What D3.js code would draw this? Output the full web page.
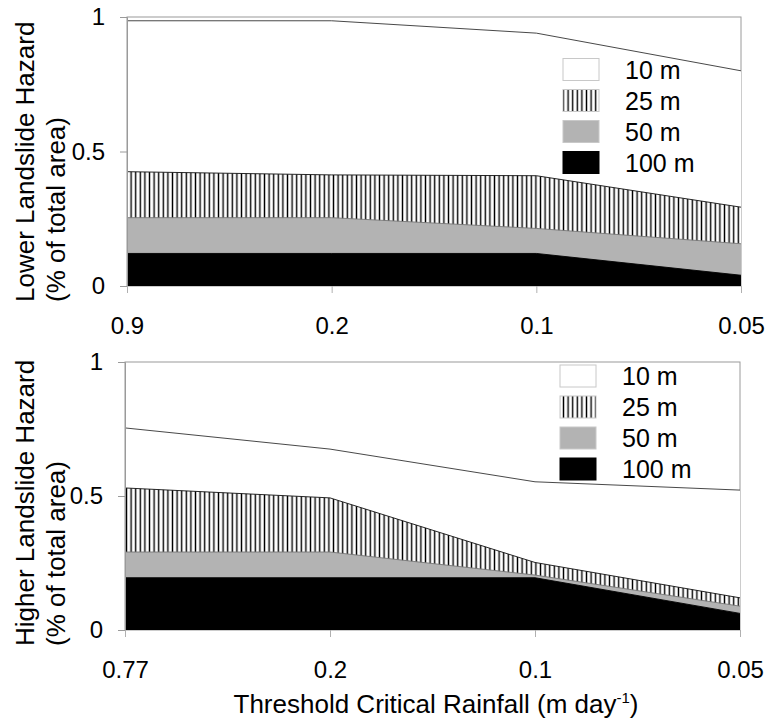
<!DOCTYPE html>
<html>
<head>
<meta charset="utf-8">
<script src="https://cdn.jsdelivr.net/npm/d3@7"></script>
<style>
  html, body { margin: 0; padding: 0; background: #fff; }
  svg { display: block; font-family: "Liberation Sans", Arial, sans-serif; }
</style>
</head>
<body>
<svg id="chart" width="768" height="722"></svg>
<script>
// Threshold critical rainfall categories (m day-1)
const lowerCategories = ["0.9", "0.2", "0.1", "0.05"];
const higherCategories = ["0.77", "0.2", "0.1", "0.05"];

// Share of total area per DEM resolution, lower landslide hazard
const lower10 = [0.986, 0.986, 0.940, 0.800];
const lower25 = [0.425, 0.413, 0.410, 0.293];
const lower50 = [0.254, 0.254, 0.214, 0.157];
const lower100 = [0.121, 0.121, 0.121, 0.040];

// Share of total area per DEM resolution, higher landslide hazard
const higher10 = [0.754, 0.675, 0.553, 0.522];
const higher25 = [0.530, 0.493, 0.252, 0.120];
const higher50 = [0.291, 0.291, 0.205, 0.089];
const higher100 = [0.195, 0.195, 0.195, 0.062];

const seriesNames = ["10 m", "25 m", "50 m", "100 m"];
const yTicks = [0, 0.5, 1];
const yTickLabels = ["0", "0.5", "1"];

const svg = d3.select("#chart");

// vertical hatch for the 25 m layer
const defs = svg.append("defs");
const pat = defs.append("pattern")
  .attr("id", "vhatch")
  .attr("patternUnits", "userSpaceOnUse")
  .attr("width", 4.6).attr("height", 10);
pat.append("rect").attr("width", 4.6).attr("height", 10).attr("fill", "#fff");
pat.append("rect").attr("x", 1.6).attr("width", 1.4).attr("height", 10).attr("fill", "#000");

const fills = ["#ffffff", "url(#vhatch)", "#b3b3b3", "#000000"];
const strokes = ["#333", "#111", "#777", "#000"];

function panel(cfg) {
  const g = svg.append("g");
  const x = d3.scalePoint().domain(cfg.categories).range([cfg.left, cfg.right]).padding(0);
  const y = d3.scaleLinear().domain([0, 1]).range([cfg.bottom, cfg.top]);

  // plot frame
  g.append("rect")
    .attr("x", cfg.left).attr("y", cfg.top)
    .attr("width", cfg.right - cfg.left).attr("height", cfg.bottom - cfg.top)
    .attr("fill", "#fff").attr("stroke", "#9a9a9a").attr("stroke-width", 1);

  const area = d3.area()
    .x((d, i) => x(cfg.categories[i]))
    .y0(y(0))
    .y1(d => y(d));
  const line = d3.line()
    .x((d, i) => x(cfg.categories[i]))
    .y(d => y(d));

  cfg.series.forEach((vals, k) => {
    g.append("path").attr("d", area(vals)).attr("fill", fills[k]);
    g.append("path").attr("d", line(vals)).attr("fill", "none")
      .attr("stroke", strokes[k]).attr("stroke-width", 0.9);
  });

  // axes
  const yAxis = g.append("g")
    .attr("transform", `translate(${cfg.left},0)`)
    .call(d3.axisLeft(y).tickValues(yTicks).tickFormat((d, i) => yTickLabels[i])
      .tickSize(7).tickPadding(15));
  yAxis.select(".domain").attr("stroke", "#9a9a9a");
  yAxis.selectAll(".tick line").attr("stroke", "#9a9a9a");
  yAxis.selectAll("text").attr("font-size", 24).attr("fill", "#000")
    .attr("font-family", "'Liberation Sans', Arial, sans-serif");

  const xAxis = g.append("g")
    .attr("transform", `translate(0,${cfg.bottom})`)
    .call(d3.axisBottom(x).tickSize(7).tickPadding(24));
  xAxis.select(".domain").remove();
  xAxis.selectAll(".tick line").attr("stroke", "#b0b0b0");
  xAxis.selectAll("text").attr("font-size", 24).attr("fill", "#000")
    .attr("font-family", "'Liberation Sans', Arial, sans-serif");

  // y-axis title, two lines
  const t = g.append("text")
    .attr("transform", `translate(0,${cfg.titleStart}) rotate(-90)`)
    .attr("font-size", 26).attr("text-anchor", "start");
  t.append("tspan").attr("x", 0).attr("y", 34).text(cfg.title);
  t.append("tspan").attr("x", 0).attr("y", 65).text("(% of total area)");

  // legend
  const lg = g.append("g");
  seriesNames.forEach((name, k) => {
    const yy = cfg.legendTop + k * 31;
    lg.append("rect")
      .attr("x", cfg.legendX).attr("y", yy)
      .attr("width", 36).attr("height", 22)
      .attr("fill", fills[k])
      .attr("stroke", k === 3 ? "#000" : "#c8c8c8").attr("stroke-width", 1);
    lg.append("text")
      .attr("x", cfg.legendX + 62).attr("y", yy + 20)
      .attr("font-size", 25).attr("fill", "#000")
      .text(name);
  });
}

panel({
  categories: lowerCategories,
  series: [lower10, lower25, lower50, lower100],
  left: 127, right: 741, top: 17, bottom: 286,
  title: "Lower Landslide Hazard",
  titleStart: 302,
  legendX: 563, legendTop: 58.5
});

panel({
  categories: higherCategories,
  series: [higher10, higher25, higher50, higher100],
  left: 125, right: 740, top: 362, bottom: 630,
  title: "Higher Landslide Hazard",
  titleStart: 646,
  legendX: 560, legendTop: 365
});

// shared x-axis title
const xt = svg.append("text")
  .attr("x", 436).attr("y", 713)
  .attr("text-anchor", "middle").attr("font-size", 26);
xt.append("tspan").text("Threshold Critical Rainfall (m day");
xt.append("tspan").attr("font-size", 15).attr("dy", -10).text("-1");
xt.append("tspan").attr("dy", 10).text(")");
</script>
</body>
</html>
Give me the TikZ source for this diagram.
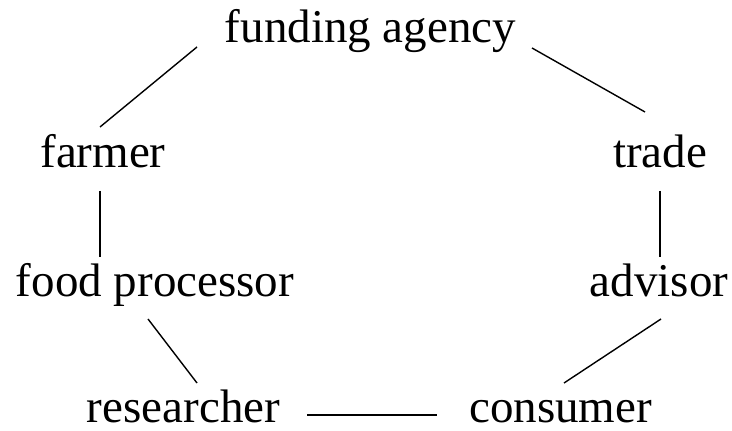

Task statement: Output the data above without changes, apart from leaving out the pictures.

In response:
What D3.js code would draw this? Output the full web page.
<!DOCTYPE html>
<html>
<head>
<meta charset="utf-8">
<script src="https://cdn.jsdelivr.net/npm/d3@7"></script>
<style>
  html, body { margin: 0; padding: 0; background: #fff; }
  svg { display: block; font-family: "Liberation Sans", Arial, sans-serif; }
</style>
</head>
<body>
<svg id="chart" width="768" height="722"></svg>
<script>
// Threshold critical rainfall categories (m day-1)
const lowerCategories = ["0.9", "0.2", "0.1", "0.05"];
const higherCategories = ["0.77", "0.2", "0.1", "0.05"];

// Share of total area per DEM resolution, lower landslide hazard
const lower10 = [0.986, 0.986, 0.940, 0.800];
const lower25 = [0.425, 0.413, 0.410, 0.293];
const lower50 = [0.254, 0.254, 0.214, 0.157];
const lower100 = [0.121, 0.121, 0.121, 0.040];

// Share of total area per DEM resolution, higher landslide hazard
const higher10 = [0.754, 0.675, 0.553, 0.522];
const higher25 = [0.530, 0.493, 0.252, 0.120];
const higher50 = [0.291, 0.291, 0.205, 0.089];
const higher100 = [0.195, 0.195, 0.195, 0.062];

const seriesNames = ["10 m", "25 m", "50 m", "100 m"];
const yTicks = [0, 0.5, 1];
const yTickLabels = ["0", "0.5", "1"];

const svg = d3.select("#chart");

// vertical hatch for the 25 m layer
const defs = svg.append("defs");
const pat = defs.append("pattern")
  .attr("id", "vhatch")
  .attr("patternUnits", "userSpaceOnUse")
  .attr("width", 4.6).attr("height", 10);
pat.append("rect").attr("width", 4.6).attr("height", 10).attr("fill", "#fff");
pat.append("rect").attr("x", 1.6).attr("width", 1.4).attr("height", 10).attr("fill", "#000");

const fills = ["#ffffff", "url(#vhatch)", "#b3b3b3", "#000000"];
const strokes = ["#333", "#111", "#777", "#000"];

function panel(cfg) {
  const g = svg.append("g");
  const x = d3.scalePoint().domain(cfg.categories).range([cfg.left, cfg.right]).padding(0);
  const y = d3.scaleLinear().domain([0, 1]).range([cfg.bottom, cfg.top]);

  // plot frame
  g.append("rect")
    .attr("x", cfg.left).attr("y", cfg.top)
    .attr("width", cfg.right - cfg.left).attr("height", cfg.bottom - cfg.top)
    .attr("fill", "#fff").attr("stroke", "#9a9a9a").attr("stroke-width", 1);

  const area = d3.area()
    .x((d, i) => x(cfg.categories[i]))
    .y0(y(0))
    .y1(d => y(d));
  const line = d3.line()
    .x((d, i) => x(cfg.categories[i]))
    .y(d => y(d));

  cfg.series.forEach((vals, k) => {
    g.append("path").attr("d", area(vals)).attr("fill", fills[k]);
    g.append("path").attr("d", line(vals)).attr("fill", "none")
      .attr("stroke", strokes[k]).attr("stroke-width", 0.9);
  });

  // axes
  const yAxis = g.append("g")
    .attr("transform", `translate(${cfg.left},0)`)
    .call(d3.axisLeft(y).tickValues(yTicks).tickFormat((d, i) => yTickLabels[i])
      .tickSize(7).tickPadding(15));
  yAxis.select(".domain").attr("stroke", "#9a9a9a");
  yAxis.selectAll(".tick line").attr("stroke", "#9a9a9a");
  yAxis.selectAll("text").attr("font-size", 24).attr("fill", "#000")
    .attr("font-family", "'Liberation Sans', Arial, sans-serif");

  const xAxis = g.append("g")
    .attr("transform", `translate(0,${cfg.bottom})`)
    .call(d3.axisBottom(x).tickSize(7).tickPadding(24));
  xAxis.select(".domain").remove();
  xAxis.selectAll(".tick line").attr("stroke", "#b0b0b0");
  xAxis.selectAll("text").attr("font-size", 24).attr("fill", "#000")
    .attr("font-family", "'Liberation Sans', Arial, sans-serif");

  // y-axis title, two lines
  const t = g.append("text")
    .attr("transform", `translate(0,${cfg.titleStart}) rotate(-90)`)
    .attr("font-size", 26).attr("text-anchor", "start");
  t.append("tspan").attr("x", 0).attr("y", 34).text(cfg.title);
  t.append("tspan").attr("x", 0).attr("y", 65).text("(% of total area)");

  // legend
  const lg = g.append("g");
  seriesNames.forEach((name, k) => {
    const yy = cfg.legendTop + k * 31;
    lg.append("rect")
      .attr("x", cfg.legendX).attr("y", yy)
      .attr("width", 36).attr("height", 22)
      .attr("fill", fills[k])
      .attr("stroke", k === 3 ? "#000" : "#c8c8c8").attr("stroke-width", 1);
    lg.append("text")
      .attr("x", cfg.legendX + 62).attr("y", yy + 20)
      .attr("font-size", 25).attr("fill", "#000")
      .text(name);
  });
}

panel({
  categories: lowerCategories,
  series: [lower10, lower25, lower50, lower100],
  left: 127, right: 741, top: 17, bottom: 286,
  title: "Lower Landslide Hazard",
  titleStart: 302,
  legendX: 563, legendTop: 58.5
});

panel({
  categories: higherCategories,
  series: [higher10, higher25, higher50, higher100],
  left: 125, right: 740, top: 362, bottom: 630,
  title: "Higher Landslide Hazard",
  titleStart: 646,
  legendX: 560, legendTop: 365
});

// shared x-axis title
const xt = svg.append("text")
  .attr("x", 436).attr("y", 713)
  .attr("text-anchor", "middle").attr("font-size", 26);
xt.append("tspan").text("Threshold Critical Rainfall (m day");
xt.append("tspan").attr("font-size", 15).attr("dy", -10).text("-1");
xt.append("tspan").attr("dy", 10).text(")");
</script>
</body>
</html>
Give me the TikZ source for this diagram.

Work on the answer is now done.